Figure scripts
#####

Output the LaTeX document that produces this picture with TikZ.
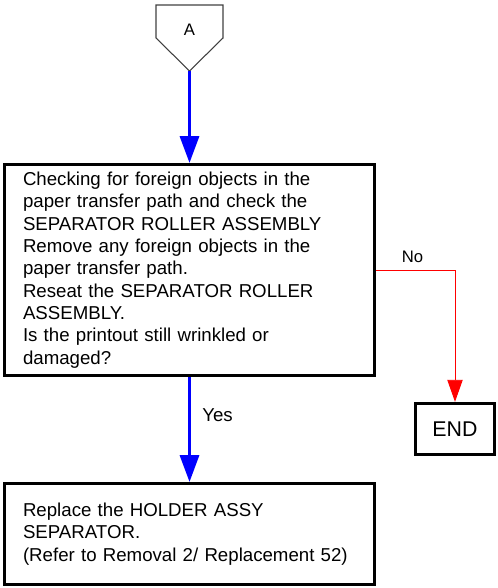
\documentclass[tikz,border=0pt]{standalone}
\usepackage{fontspec}
\setmainfont{Liberation Sans}
\usetikzlibrary{arrows.meta}
\begin{document}
\begin{tikzpicture}[x=0.75pt,y=-0.75pt,
  stepbox/.style={draw=black,line width=2.5pt,rectangle,inner xsep=13.875pt,
    text width=249.75pt,align=left,minimum width=277.5pt,
    font=\fontsize{14}{16.75}\selectfont},
  endbox/.style={draw=black,line width=2.5pt,rectangle,minimum width=59.25pt,
    minimum height=38.25pt,font=\fontsize{16}{19}\selectfont},
  yesarrow/.style={draw={rgb,255:red,0;green,0;blue,255},line width=1.6pt,
    -{Triangle[length=20pt,width=14.5pt]}},
  noarrow/.style={draw={rgb,255:red,255;green,0;blue,0},line width=0.65pt,
    -{Triangle[length=16.5pt,width=11.5pt]}},
  lbl/.style={inner sep=0pt}
]
\useasboundingbox (0,0) rectangle (497,588);
% off-page connector A
\draw[draw=black!75,line width=0.8pt,line join=miter]
  (156,5) -- (223,5) -- (223,38) -- (189.5,71) -- (156,38) -- cycle;
\node[lbl,font=\fontsize{12.5}{14}\selectfont] (A) at (189.5,29.5) {A};
\coordinate (Atip) at (189.5,71);
% main decision box
\node[stepbox,minimum height=158.25pt] (check) at (189.5,270)
  {Checking for foreign objects in the\\
   paper transfer path and check the\\
   SEPARATOR ROLLER ASSEMBLY\\
   Remove any foreign objects in the\\
   paper transfer path.\\
   Reseat the SEPARATOR ROLLER\\
   ASSEMBLY.\\
   Is the printout still wrinkled or\\
   damaged?};
% replace box
\node[stepbox,minimum height=75.75pt] (replace) at (189.5,534)
  {Replace the HOLDER ASSY\\
   SEPARATOR.\\
   (Refer to Removal 2/ Replacement 52)};
% END box
\node[endbox] (end) at (455,429) {END};
\coordinate (nocorner) at (455,270);
% connectors
\draw[yesarrow] (Atip) -- (Atip |- check.north);
\draw[yesarrow] (check.south) -- (replace.north);
\draw[noarrow] (check.east |- nocorner) -- (nocorner) -- (end.north);
% labels
\node[lbl,anchor=west,font=\fontsize{14}{16}\selectfont] (yes) at (202,415) {Yes};
\node[lbl,font=\fontsize{12.5}{15}\selectfont] (no) at (412.5,257) {No};
\end{tikzpicture}
\end{document}
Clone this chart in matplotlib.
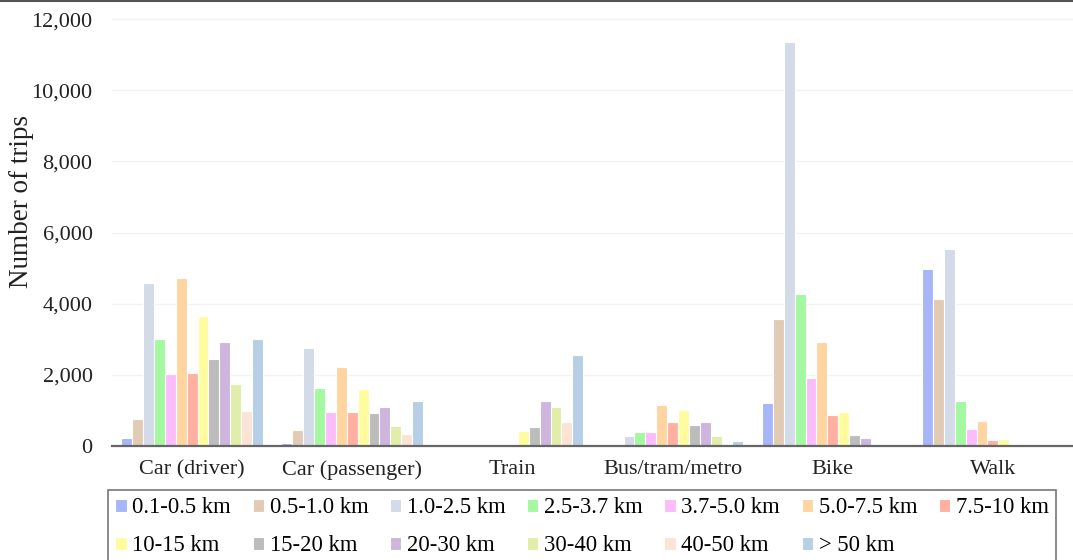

#####

Every record must be copied exactly, with images dropped from the result.

Output the LaTeX document that produces this picture with TikZ.
\documentclass[tikz,border=0pt]{standalone}
\usepackage{fontspec}
\setmainfont{Liberation Sans}
\usetikzlibrary{arrows.meta}
\begin{document}
\begin{tikzpicture}[x=0.75pt,y=-0.75pt,
  stepbox/.style={draw=black,line width=2.5pt,rectangle,inner xsep=13.875pt,
    text width=249.75pt,align=left,minimum width=277.5pt,
    font=\fontsize{14}{16.75}\selectfont},
  endbox/.style={draw=black,line width=2.5pt,rectangle,minimum width=59.25pt,
    minimum height=38.25pt,font=\fontsize{16}{19}\selectfont},
  yesarrow/.style={draw={rgb,255:red,0;green,0;blue,255},line width=1.6pt,
    -{Triangle[length=20pt,width=14.5pt]}},
  noarrow/.style={draw={rgb,255:red,255;green,0;blue,0},line width=0.65pt,
    -{Triangle[length=16.5pt,width=11.5pt]}},
  lbl/.style={inner sep=0pt}
]
\useasboundingbox (0,0) rectangle (497,588);
% off-page connector A
\draw[draw=black!75,line width=0.8pt,line join=miter]
  (156,5) -- (223,5) -- (223,38) -- (189.5,71) -- (156,38) -- cycle;
\node[lbl,font=\fontsize{12.5}{14}\selectfont] (A) at (189.5,29.5) {A};
\coordinate (Atip) at (189.5,71);
% main decision box
\node[stepbox,minimum height=158.25pt] (check) at (189.5,270)
  {Checking for foreign objects in the\\
   paper transfer path and check the\\
   SEPARATOR ROLLER ASSEMBLY\\
   Remove any foreign objects in the\\
   paper transfer path.\\
   Reseat the SEPARATOR ROLLER\\
   ASSEMBLY.\\
   Is the printout still wrinkled or\\
   damaged?};
% replace box
\node[stepbox,minimum height=75.75pt] (replace) at (189.5,534)
  {Replace the HOLDER ASSY\\
   SEPARATOR.\\
   (Refer to Removal 2/ Replacement 52)};
% END box
\node[endbox] (end) at (455,429) {END};
\coordinate (nocorner) at (455,270);
% connectors
\draw[yesarrow] (Atip) -- (Atip |- check.north);
\draw[yesarrow] (check.south) -- (replace.north);
\draw[noarrow] (check.east |- nocorner) -- (nocorner) -- (end.north);
% labels
\node[lbl,anchor=west,font=\fontsize{14}{16}\selectfont] (yes) at (202,415) {Yes};
\node[lbl,font=\fontsize{12.5}{15}\selectfont] (no) at (412.5,257) {No};
\end{tikzpicture}
\end{document}
Clone this chart in matplotlib.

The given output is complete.